Building a Full Target Profile
A realistic OSINT workflow strings together multiple module types in sequence:
domains → hosts → IPs → ports/services → contacts → credentials
Here is a practical sequence:
# 1. Seed the domain
db insert domains
# (enter: example.com)
# 2. Find subdomains
modules load recon/domains-hosts/certificate_transparency
run
modules load recon/domains-hosts/hackertarget
run
# 3. Resolve IPs
modules load recon/hosts-hosts/resolve
run
# 4. Grab Shodan data for each IP
modules load recon/hosts-ports/shodan_ip
run
# 5. Pull contacts
modules load recon/domains-contacts/whois_pocs
run
# 6. Check for breaches
modules load recon/contacts-credentials/hibp_breach
run
# 7. Review everything
show hosts
show ports
show contacts
show credentials
Generating Reports
Recon-ng includes reporting modules to produce HTML, CSV, and JSON output:
modules load reporting/html
options set FILENAME /home/user/reports/example_corp.html
options set CREATOR "Your Name"
options set CUSTOMER "Example Corp"
run
Open the generated HTML file in a browser for a clean, shareable report.
Practical Tips
- Always use workspaces — never run multiple investigations in the
default workspace or data will mix.
- Chain modules — each module’s output becomes the next module’s input automatically via the database.
- Check
show dashboard — gives a quick count of all collected data types.
- Use
pdb cautiously — the built-in Python debugger can help troubleshoot broken modules.
- Rate limit awareness — some APIs have strict call limits.
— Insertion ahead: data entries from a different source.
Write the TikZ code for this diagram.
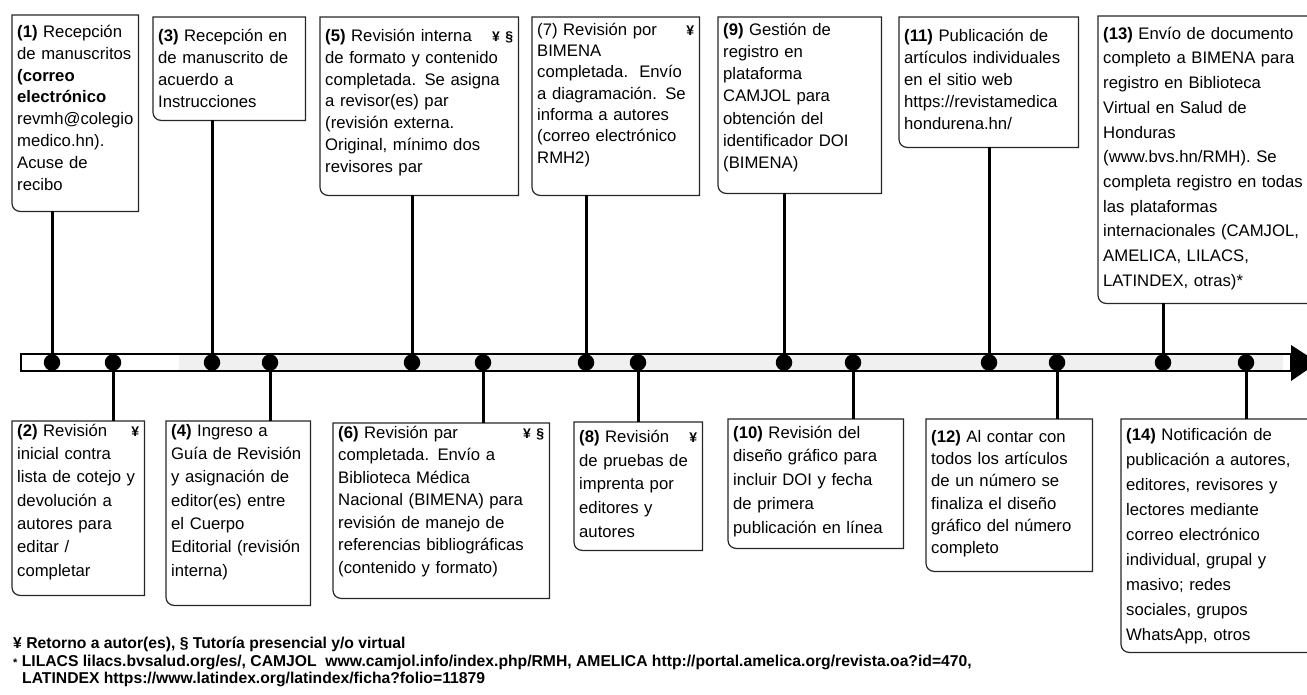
\documentclass[tikz,border=0pt]{standalone}
\usepackage{fontspec}
\setmainfont{Liberation Sans}
\usetikzlibrary{arrows}

\newcommand{\marco}[1]{\draw[borde] (#1.north west) -- (#1.north east) -- (#1.south east) -- ([xshift=8pt]#1.south west) arc[start angle=270, end angle=180, radius=8pt] -- cycle;}
\newcommand{\marca}[1]{\hfill{\fontsize{14}{14}\selectfont\bfseries #1}}

\begin{document}
\begin{tikzpicture}[x=1pt,y=-1pt]

	\tikzstyle{paso}  = [anchor=north west, align=left, inner xsep=5pt, text height=12pt]
	\tikzstyle{borde} = [draw=black!85, line width=1.2pt]
	\tikzstyle{hito}  = [circle, fill=black, inner sep=0pt, minimum size=16.5pt]
	\tikzstyle{tallo} = [line width=3pt]
	\tikzstyle{nota}  = [anchor=base west, inner sep=0pt, font=\bfseries\fontsize{15.7}{17}\selectfont]
	\tikzset{interlinea/.style={font=\fontsize{16.7}{#1}\selectfont}}

	\useasboundingbox (0,0) rectangle (1307,694);

	% linea de tiempo
	\fill[gray!12] (179,354) rectangle (1283,371);
	\draw[line width=1.2pt] (21,354) rectangle (1291,371);
	\fill (1291,345) -- (1318,362.5) -- (1291,381) -- cycle;

	% pasos arriba
	\node[paso, interlinea=21.9, text width=116pt, text depth=164pt, inner ysep=10pt] (p1) at (12,15)
		{\textbf{(1)} Recepción\\ de manuscritos\\ \textbf{(correo}\\ \textbf{electrónico}\\ revmh@colegio\\ medico.hn).\\ Acuse de\\ recibo};
	\node[paso, interlinea=22.2, text width=142pt, text depth=67pt, inner ysep=12pt] (p3) at (153,17)
		{\textbf{(3)} Recepción en\\ de manuscrito de\\ acuerdo a\\ Instrucciones};
	\node[paso, interlinea=21.9, text width=188pt, text depth=142pt, inner ysep=12pt] (p5) at (320,17)
		{\textbf{(5)} Revisión interna \marca{¥ §}\\ de formato y contenido\\ completada. Se asigna\\ a revisor(es) par\\ (revisión externa.\\ Original, mínimo dos\\ revisores par};
	\node[paso, interlinea=21.3, text width=157pt, text depth=154pt, inner ysep=6pt] (p7) at (532,17)
		{(7) Revisión por \marca{¥}\\ BIMENA\\ completada.\ \ Envío\\ a diagramación. Se\\ informa a autores\\ (correo electrónico\\ RMH2)};
	\node[paso, interlinea=22.2, text width=153pt, text depth=152pt, inner ysep=6pt] (p9) at (718,17)
		{\textbf{(9)} Gestión de\\ registro en\\ plataforma\\ CAMJOL para\\ obtención del\\ identificador DOI\\ (BIMENA)};
	\node[paso, interlinea=22, text width=169pt, text depth=94pt, inner ysep=12pt] (p11) at (899,17)
		{\textbf{(11)} Publicación de\\ artículos individuales\\ en el sitio web\\ https://revistamedica\\ hondurena.hn/};
	\node[paso, interlinea=24.7, text width=208pt, text depth=253pt, inner ysep=11pt] (p13) at (1098,16)
		{\textbf{(13)} Envío de documento\\ completo a BIMENA para\\ registro en Biblioteca\\ Virtual en Salud de\\ Honduras\\ (www.bvs.hn/RMH). Se\\ completa registro en todas\\ las plataformas\\ internacionales (CAMJOL,\\ AMELICA, LILACS,\\ LATINDEX, otras)*};

	% pasos abajo
	\node[paso, interlinea=23.3, text width=122pt, text depth=156pt, inner ysep=3pt] (p2) at (12,421)
		{\textbf{(2)} Revisión \marca{¥}\\ inicial contra\\ lista de cotejo y\\ devolución a\\ autores para\\ editar /\\ completar};
	\node[paso, interlinea=23.3, text width=134pt, text depth=166pt, inner ysep=3pt] (p4) at (166,421)
		{\textbf{(4)} Ingreso a\\ Guía de Revisión\\ y asignación de\\ editor(es) entre\\ el Cuerpo\\ Editorial (revisión\\ interna)};
	\node[paso, interlinea=22.5, text width=206pt, text depth=157pt, inner ysep=3pt] (p6) at (333,423)
		{\textbf{(6)} Revisión par \marca{¥ §}\\ completada. Envío a\\ Biblioteca Médica\\ Nacional (BIMENA) para\\ revisión de manejo de\\ referencias bibliográficas\\ (contenido y formato)};
	\node[paso, interlinea=23.8, text width=118pt, text depth=100pt, inner ysep=8pt] (p8) at (574,422)
		{\textbf{(8)} Revisión \marca{¥}\\ de pruebas de\\ imprenta por\\ editores y\\ autores};
	\node[paso, interlinea=23.7, text width=165pt, text depth=103pt, inner ysep=7pt] (p10) at (728,419)
		{\textbf{(10)} Revisión del\\ diseño gráfico para\\ incluir DOI y fecha\\ de primera\\ publicación en línea};
	\node[paso, interlinea=22.3, text width=156pt, text depth=118pt, inner ysep=11pt] (p12) at (926,419)
		{\textbf{(12)} Al contar con\\ todos los artículos\\ de un número se\\ finaliza el diseño\\ gráfico del número\\ completo};
	\node[paso, interlinea=25, text width=186pt, text depth=203pt, inner ysep=9pt] (p14) at (1121,419)
		{\textbf{(14)} Notificación de\\ publicación a autores,\\ editores, revisores y\\ lectores mediante\\ correo electrónico\\ individual, grupal y\\ masivo; redes\\ sociales, grupos\\ WhatsApp, otros};

	\foreach \p in {p1,p2,p3,p4,p5,p6,p7,p8,p9,p10,p11,p12,p13,p14} {\marco{\p}}

	% hitos
	\node[hito] (h1)  at (52,362.5)   {} edge[tallo] (p1.south -| h1);
	\node[hito] (h2)  at (113,362.5)  {} edge[tallo] (p2.north -| h2);
	\node[hito] (h3)  at (212,362.5)  {} edge[tallo] (p3.south -| h3);
	\node[hito] (h4)  at (270,362.5)  {} edge[tallo] (p4.north -| h4);
	\node[hito] (h5)  at (412,362.5)  {} edge[tallo] (p5.south -| h5);
	\node[hito] (h6)  at (483,362.5)  {} edge[tallo] (p6.north -| h6);
	\node[hito] (h7)  at (586,362.5)  {} edge[tallo] (p7.south -| h7);
	\node[hito] (h8)  at (638,362.5)  {} edge[tallo] (p8.north -| h8);
	\node[hito] (h9)  at (784,362.5)  {} edge[tallo] (p9.south -| h9);
	\node[hito] (h10) at (853,362.5)  {} edge[tallo] (p10.north -| h10);
	\node[hito] (h11) at (989,362.5)  {} edge[tallo] (p11.south -| h11);
	\node[hito] (h12) at (1057,362.5) {} edge[tallo] (p12.north -| h12);
	\node[hito] (h13) at (1163,362.5) {} edge[tallo] (p13.south -| h13);
	\node[hito] (h14) at (1246,362.5) {} edge[tallo] (p14.north -| h14);

	% notas
	\node[nota] (n1) at (13,648) {¥ Retorno a autor(es), § Tutoría presencial y/o virtual};
	\node[nota] (n2) at (13,666) {{\fontsize{11}{11}\selectfont *} LILACS lilacs.bvsalud.org/es/, CAMJOL\ \ www.camjol.info/index.php/RMH, AMELICA http://portal.amelica.org/revista.oa?id=470,};
	\node[nota] (n3) at (22,683) {LATINDEX https://www.latindex.org/latindex/ficha?folio=11879};

\end{tikzpicture}
\end{document}
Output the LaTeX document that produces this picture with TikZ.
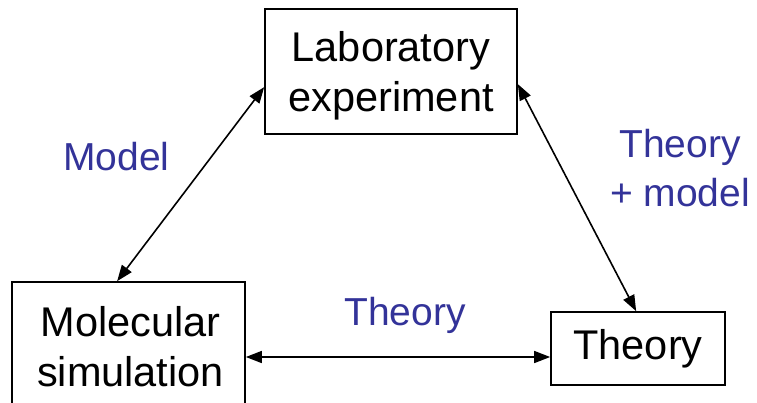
\documentclass[tikz,border=0pt]{standalone}
\usepackage{fontspec}
\setmainfont{Liberation Sans}
\usetikzlibrary{arrows.meta,calc}
\definecolor{lblue}{RGB}{51,51,153}
\tikzset{
  box/.style={draw=black, line width=1.7pt, inner sep=0pt},
  boxtext/.style={inner sep=0pt, align=center, font=\fontsize{41.5}{50}\selectfont},
  lbl/.style={text=lblue, inner sep=0pt, align=center,
    font=\fontsize{39}{49}\selectfont},
  link/.style={line width=1.6pt, {Triangle[length=16pt,width=12pt]}-{Triangle[length=16pt,width=12pt]}}
}
\begin{document}
\begin{tikzpicture}[x=1pt,y=1pt]
\useasboundingbox[fill=white] (0,0) rectangle (757,-402);
\node[box, minimum width=252pt, minimum height=125pt] (lab) at (391,-71.5) {};
\node[boxtext] (labtxt) at ([yshift=-4pt]lab.center) {Laboratory\\experiment};
\node[box, minimum width=233pt, minimum height=128pt] (mol) at (128.5,-346) {};
\node[boxtext] (moltxt) at ([xshift=2pt,yshift=-1pt]mol.center) {Molecular\\simulation};
\node[box, minimum width=174pt, minimum height=73pt] (theo) at (638,-348.5) {};
\node[boxtext] (theotxt) at (theo.center) {Theory};
\node[lbl, anchor=base] (lmodel) at (116.5,-170) {Model};
\node[lbl, anchor=base] (ltm) at (680,-206) {Theory\\+ model};
\node[lbl, anchor=base] (lth) at (405,-325) {Theory};
\draw[link] ([xshift=106pt]mol.north west) -- ([yshift=-79pt]lab.north west);
\draw[link] ([yshift=-76pt]lab.north east) -- ([xshift=86pt]theo.north west);
\draw[link] ([yshift=-11pt]mol.east) -- ([yshift=-8.5pt]theo.west);
\end{tikzpicture}
\end{document}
Space out module runs when working with free tiers.
Legal and Ethical Considerations
Recon-ng queries public data sources and third-party APIs — it does not send traffic to the target. However, you must still obtain written authorization before conducting any reconnaissance on systems or organizations you do not own. OSINT gathered without permission can still violate computer fraud laws in many jurisdictions depending on how the data is used. Always operate within the scope of an authorized engagement.
Summary
Recon-ng transforms manual OSINT research into a structured, repeatable, and automated workflow. By mastering workspaces, modules, and API key integration, you can build detailed target profiles — subdomains, email addresses, open ports, leaked credentials — in a fraction of the time manual searching would take. It is an essential tool for any penetration tester’s reconnaissance phase and a natural complement to tools like Maltego, theHarvester, and Shodan.